Ever since it was considered “safe” for women to work out in the 1950s (before then, doctors thought that exercise could damage a woman’s reproductive organs), absurd workout fads have come and gone. From belts to the first exercise machinery, here are the weirdest workout fads in world history:
1. Mechanotherapy: Although exercise equipment is found in all gyms nowadays, the idea of using large equipment to enhance one’s workout was new and peculiar in the late 1800s. Gustav Zander invented Mechanotherapy, which required the use of a series of strangely shaped machines that targeted particular muscles. Zander’s equipment was popular among private facilities and spas throughout the United States, but the fad died down by the early 1920s.

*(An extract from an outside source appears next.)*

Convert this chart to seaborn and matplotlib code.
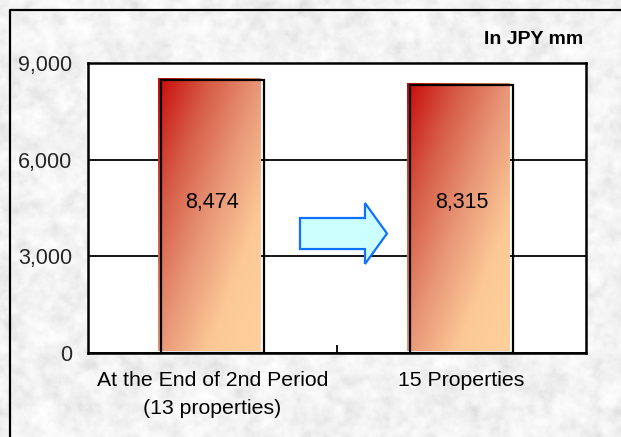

2. Vibrating Belts: People are always trying to find new, creative ways to work out without actually expending any effort. Popular during the 1960s, this “workout” involved wrapping an elastic band around a body part and then using a motor to vibrate the band. Supporters of the belt believed that the vibrations increased muscle tone and broke down fat.
3. Exercise Wheels: Otto Feick created this device in 1925. It reached the peak of its popularity when the wheel was showcased at the 1936 Berlin Olympics. The machine was and still is used by gymnasts to stretch their bodies and perform circus-like tricks.

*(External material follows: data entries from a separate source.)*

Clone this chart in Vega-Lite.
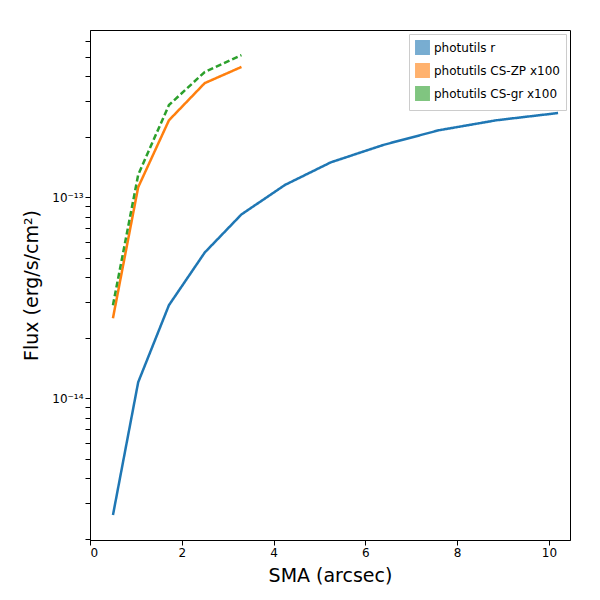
{
"$schema":"https://vega.github.io/schema/vega-lite/v6.json",
"autosize":"none","width":480,"height":510,
"padding":{"left":90,"top":30,"right":30,"bottom":60},
"config":{"font":"DejaVu Sans","view":{"stroke":"black"},"axis":{"grid":false,"domainColor":"black","tickColor":"black","labelColor":"black","titleColor":"black","labelFontSize":12,"titleFontSize":19,"titleFontWeight":"normal"}},
"data":{"values":[
{"s":"photutils r","x":0.5,"y":2.62e-15},{"s":"photutils r","x":1.05,"y":1.2e-14},{"s":"photutils r","x":1.72,"y":2.9e-14},{"s":"photutils r","x":2.5,"y":5.3e-14},{"s":"photutils r","x":3.3,"y":8.2e-14},{"s":"photutils r","x":4.25,"y":1.15e-13},{"s":"photutils r","x":5.25,"y":1.49e-13},{"s":"photutils r","x":6.4,"y":1.82e-13},{"s":"photutils r","x":7.6,"y":2.15e-13},{"s":"photutils r","x":8.85,"y":2.41e-13},{"s":"photutils r","x":10.2,"y":2.62e-13},
{"s":"photutils CS-ZP x100","x":0.5,"y":2.5e-14},{"s":"photutils CS-ZP x100","x":1.05,"y":1.12e-13},{"s":"photutils CS-ZP x100","x":1.72,"y":2.41e-13},{"s":"photutils CS-ZP x100","x":2.5,"y":3.69e-13},{"s":"photutils CS-ZP x100","x":3.3,"y":4.44e-13},
{"s":"photutils CS-gr x100","x":0.5,"y":2.9e-14},{"s":"photutils CS-gr x100","x":1.05,"y":1.29e-13},{"s":"photutils CS-gr x100","x":1.72,"y":2.87e-13},{"s":"photutils CS-gr x100","x":2.5,"y":4.19e-13},{"s":"photutils CS-gr x100","x":3.3,"y":5.09e-13}
]},
"mark":{"type":"line","strokeWidth":2.5,"clip":true},
"encoding":{
"x":{"field":"x","type":"quantitative","title":"SMA (arcsec)","scale":{"domain":[0,10.46],"nice":false,"zero":false},"axis":{"values":[0,2,4,6,8,10],"titlePadding":8}},
"y":{"field":"y","type":"quantitative","title":"Flux (erg/s/cm²)","scale":{"type":"log","domain":[1.97e-15,6.78e-13],"nice":false},"axis":{"values":[2e-15,3e-15,4e-15,5e-15,6e-15,7e-15,8e-15,9e-15,1e-14,2e-14,3e-14,4e-14,5e-14,6e-14,7e-14,8e-14,9e-14,1e-13,2e-13,3e-13,4e-13,5e-13,6e-13],"labelExpr":"datum.value==1e-14?'10⁻¹⁴':(datum.value==1e-13?'10⁻¹³':'')","titlePadding":10}},
"color":{"field":"s","type":"nominal","sort":["photutils r","photutils CS-ZP x100","photutils CS-gr x100"],"scale":{"range":["#1f77b4","#ff7f0e","#2ca02c"]},"legend":{"title":null,"orient":"top-right","offset":4,"symbolType":"square","symbolSize":180,"symbolOpacity":0.6,"labelFontSize":12,"fillColor":"white","strokeColor":"#ccc","padding":6,"encode":{"symbols":{"update":{"fill":{"scale":"color","field":"value"},"stroke":{"scale":"color","field":"value"}}}}}},
"strokeDash":{"field":"s","type":"nominal","sort":["photutils r","photutils CS-ZP x100","photutils CS-gr x100"],"scale":{"range":[[1,0],[1,0],[6,3]]},"legend":null}
}
}
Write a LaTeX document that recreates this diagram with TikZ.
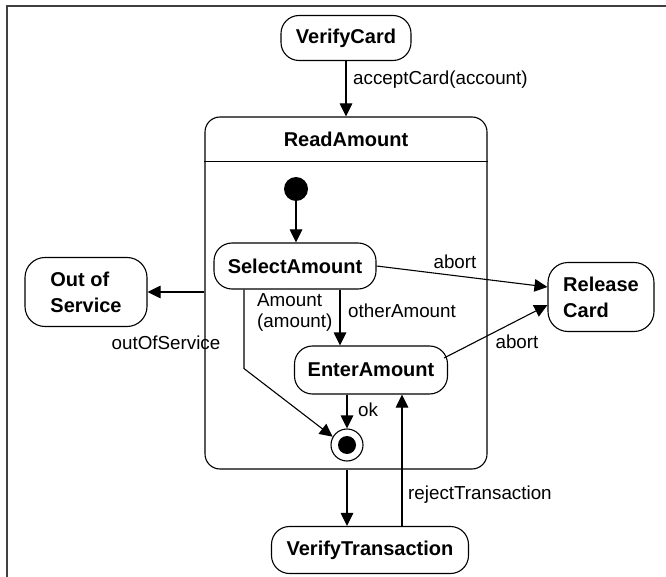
\documentclass[tikz,border=0pt]{standalone}
\usepackage{fontspec}
\setmainfont{Liberation Sans}
\usetikzlibrary{arrows.meta,calc}
\begin{document}
\begin{tikzpicture}[x=1pt,y=-1pt,
  state/.style={draw, line width=1.1pt, rounded corners=18pt,
    font=\fontsize{20}{26}\selectfont\bfseries, inner sep=0pt, align=left},
  lbl/.style={font=\fontsize{18.8}{21}\selectfont, inner sep=0pt, align=left},
  arr/.style={line width=1.1pt, -{Triangle[length=13pt,width=12.5pt]}},
  ln/.style={line width=1.1pt}]

% page and frame
\fill[white] (0,0) rectangle (666,577);
\useasboundingbox (0,0) rectangle (666,577);
\draw[line width=1.5pt, black!75] (666,6) -- (7,6) -- (7,577);

% outer states
\node[state, minimum width=130pt, minimum height=45pt] (verifycard) at (346,38) {VerifyCard};
\node[state, minimum width=122pt, minimum height=69pt, rounded corners=20pt] (oos) at (86,292) {Out of\\Service};
\node[state, minimum width=106pt, minimum height=69pt, rounded corners=20pt] (release) at (601,297) {Release\\Card};
\node[state, minimum width=197pt, minimum height=47pt] (verifytrans) at (370,550) {VerifyTransaction};

% composite state ReadAmount
\node[draw, line width=1.1pt, rounded corners=15pt, minimum width=282pt, minimum height=352pt, inner sep=0pt] (readamount) at (346,293) {};
\draw[ln] ([yshift=-45pt]readamount.north west) -- ([yshift=-45pt]readamount.north east);
\node[font=\fontsize{20}{24}\selectfont\bfseries, inner sep=0pt] (ratitle) at ([yshift=-23pt]readamount.north) {ReadAmount};

% inner states
\node[circle, fill, minimum size=24pt, inner sep=0pt] (init) at (296,189) {};
\node[state, minimum width=162pt, minimum height=46pt] (select) at (295,266) {SelectAmount};
\node[state, minimum width=153pt, minimum height=48pt] (enter) at (371,370) {EnterAmount};
\node[circle, draw, line width=1.1pt, minimum size=32pt, inner sep=0pt] (final) at (347,445) {};
\fill (final) circle (9pt);

% transitions
\draw[arr] (verifycard) -- (verifycard |- readamount.north);
\draw[arr] (init) -- (init |- select.north);
\draw[arr] (readamount.west |- oos.east) -- (oos.east);
\draw[arr] (select.east) -- ([yshift=10pt]release.west);
\draw[arr] ([xshift=-4pt,yshift=12pt]enter.east) -- ([yshift=-8pt]release.west);
\draw[arr] ([xshift=45pt]select.south) -- ([xshift=45pt]select.south |- enter.north);
\draw[arr] ([xshift=-51pt]select.south) -- ++(0,79) -- (final.150);
\draw[arr] (final |- enter.south) -- (final.north);
\draw[arr] (final |- readamount.south) -- (final |- verifytrans.north);
\draw[arr] ([xshift=32pt]verifytrans.north) -- ([xshift=32pt]verifytrans.north |- enter.south);

% transition labels
\node[lbl, anchor=west] (lacc) at (353,80) {acceptCard(account)};
\node[lbl] (labort1) at (455,262) {abort};
\node[lbl] (labort2) at (517,342) {abort};
\node[lbl, anchor=west] (lother) at (348,311) {otherAmount};
\node[lbl, anchor=west] (lamount) at (257,312) {Amount\\(amount)};
\node[lbl] (loos) at (166,343) {outOfService};
\node[lbl, anchor=west] (lok) at (358,410) {ok};
\node[lbl, anchor=west] (lreject) at (408,495) {rejectTransaction};
\end{tikzpicture}
\end{document}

4. Relax-a-Cizor: People never gave up hope that they could work out without lifting a finger. Introduced in the 1940s, the Relax-a-Cizor quickly spiked in popularity with over 40,000 sold. The company claimed that by placing damp cloth pads, connected to wires, on the body, muscles would contract as a result of the current running through the wires. Eventually, however, the government was forced to shut down the company after several lawsuits were filed.
5. 8 Minute Abs: During the 1980s, when home workout videos became popular, the 8 Minute Ab workout video saw huge success with millions of copies sold. The tape promised toned abs in only 8 minutes’ time.
6. Wondercycle Exercisulator: This is basically an old version of the currently popular stationary bike. Popular Mechanics describes the machine as a “contraption that linked a set of pedals to a saddle-like seat that moved in unison with them, kind of like riding a horse.” Its advertisement featured a saddle-like cord that was hooked around a man’s head.
7. Abdomenizer: While the 1980s saw countless fitness fads, the Abdomenizer proved to be among the most popular, especially among women. The device was simply a curved piece of plastic with handles on which people rocked back and forth while doing sit-ups. Over one million sold!